The NBS report also indicated that there were no female Central Bank governors (of four positions). The roles with the highest percentage of women at 28 percent were Special Assistants. Data is not available for lower levels of the civil service.

The political party system has done little to encourage women’s participation, with women only making up a small percentage of nominees for governors and deputies and both legislative houses in the 2015 election. In 2015, of 760 candidates for the positions of governor and deputy, only 87 were women (11.45 percent). Of the 747 candidates for senator, only 122 were women (16.33 percent). Of the 1,774 candidates for the House of Representatives, only 269 were women (15.16 percent).

Despite these barriers, there are no formal bars on women taking office and the Nigerian Constitution (1999), guarantees equal political rights. The National Gender Policy (2006), recommended a benchmark of 35 percent of seats in parliament to be filled by women.

The country is also a signatory to international agreements.
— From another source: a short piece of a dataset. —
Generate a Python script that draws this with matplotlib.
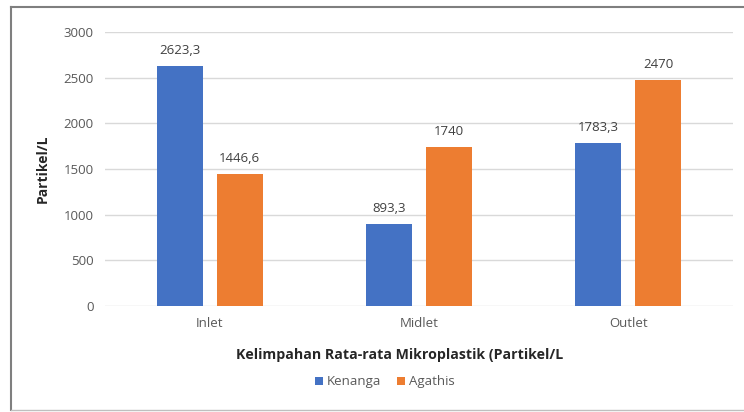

The government ratified the United Nations’ Convention on the Elimination of All Forms of Discrimination against Women (CEDAW) in 1985 and endorsed the 2005 Protocol to the African Charter on Human and Peoples’ Rights on the Rights of Women in Africa.

Advocacy groups are also pushing for more government action. In 2014, the Women Advocates Research and Documentation Centre (WARDC), and the Nigerian Women Trust Fund (NWTF) drafted a ‘Nigerian Women Charter of Demand’.

It demanded a reform of electoral law to provide for affirmative action as a criterion for registration of political parties as well as the establishment of a system of gender mainstreaming which incorporates 35 percent of women in all sectors of government.
The Electoral law does not also reserve any percentage of seats of offices for women and political parties are not subject to quotas, just as the Constitution does not specify a right to freedom from discrimination.

However, legislators have resisted implementing gender equality measures such as binding quotas, as several bills have been rejected on the grounds that they compromise traditional Christian or Islamic beliefs.